The British actor discusses his role as a brilliant mathematician alongside co-star Dev Patel in Matthew Brown’s period drama.
In Matthew Brown’s The Man Who Knew Infinity (sold by Mister Smith Entertainment), Jeremy Irons plays Cambridge don G.H. Hardy, a brilliant mathematician in his own right but one equally famous for mentoring the young Indian genius Srinivasa Ramanujan as for his own work.
The film, set at the start of the First World War, opens with a voice-over from Irons which, for many viewers, will rekindle memories of the actor in one of his most famous early roles, as Charles Ryder in Granada’s 1981 TV adaptation of Brideshead Revisited.
Since playing Ryder, Irons has had an extraordinarily varied career. He has been in arthouse movies and blockbusters.
He voiced Scar in The Lion King and was a villain in Die Hard With A Vengeance. He played a pope in TV’s The Borgias. He co-stars in Ben Wheatley’s High Rise (also screening at TIFF); plays Olympics official Avery Brundage in Stephen Hopkins’ new movie Race;and will soon follow in Michael Caine’s footseps as Bruce Wayne’s faithful butler Alfred Pennyworth in Batman V Superman: Dawn Of Justice.
In real life, G.H. Hardy was a very curious character who couldn’t even bear to look at his reflection in mirrors. How did you see his character?
He was certainly not a man who preened at all. He was a man who was rather uncomfortable in his own skin and with his sexuality. He was so much in love with figures. It was a way he could escape from life, through his mathematics.
Did you know about Ramanujan before making the film?
I didn’t at all. The first thing I read was a speech Hardy gave which he extended and put in a monograph about mathematics. It is quite extraordinary to read for somebody like me who is not mathematical at all. My brain just doesn’t deal with mathematics. For him, mathematics was an art. As I think about art, drama and theatre, for him, that excitement, colour and romance was in figures. It [mathematics] stopped for me being a dry subject.
How did you see the relationship between Hardy and Ramanujan?
The relationship is typically English and understated. He was just slowly falling for this young man who loved the things he loved and was brilliant. Yet the relationship is entirely unspoken. Homosexuality was very interesting in that period.
How much were people aware of it? How much were they aware of it and just did not talk about it? How much were they unsure? Hardy certainly went on to have a fairly constant relationship with an Oxford Don later in life. He obviously faced up to that side of himself. I just thought it was a fascinating story.
The opening voice-over can’t help but rekindle memories of Brideshead.
Yes, Charles Ryder was pretty much of a closed book, not an Englishman used to displaying his emotions and so very like GH Hardy. I did see similarities.
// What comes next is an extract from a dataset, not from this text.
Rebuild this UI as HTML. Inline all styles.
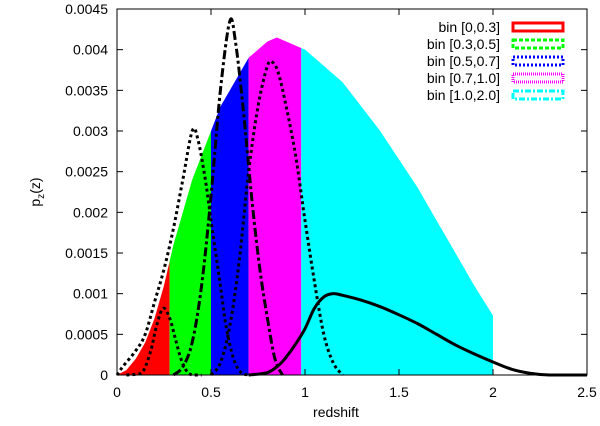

Did you enjoy working with Dev Patel?
Of course, I had seen in Dev in Slumdog Millionaire. I thought he was wonderful but never got to meet him. He is very different physically from Ramanujan, who was short and podgy and not very visually stirring… and Dev is a gazelle! He had the big journey through the film and, in a way, Hardy was an observer and a joiner to a certain extent. I was fascinated to see how he worked and to see the depth in which he worked. We became great friends.
The English establishment doesn’t come out well from the film. What is your perspective on that?
I don’t think it has changed that much. Universities are very cut off from life anyway. At Oxford and Cambridge, you can still find people like that although maybe not racist and quite so inward looking. We were in a colonial era. India was a colony and the Indians were all lumped into one bunch. I saw them as men of their time. I tried very hard not to judge people in a period film by our modern mores.
They had a completely different attitude toward war because they hadn’t had the First World War, they hadn’t had the Second World War, they hadn’t had the Vietnam War, they hadn’t had the Korean war - they hadn’t had modern warfare. I always respect that and never judge when I am dealing with period characters.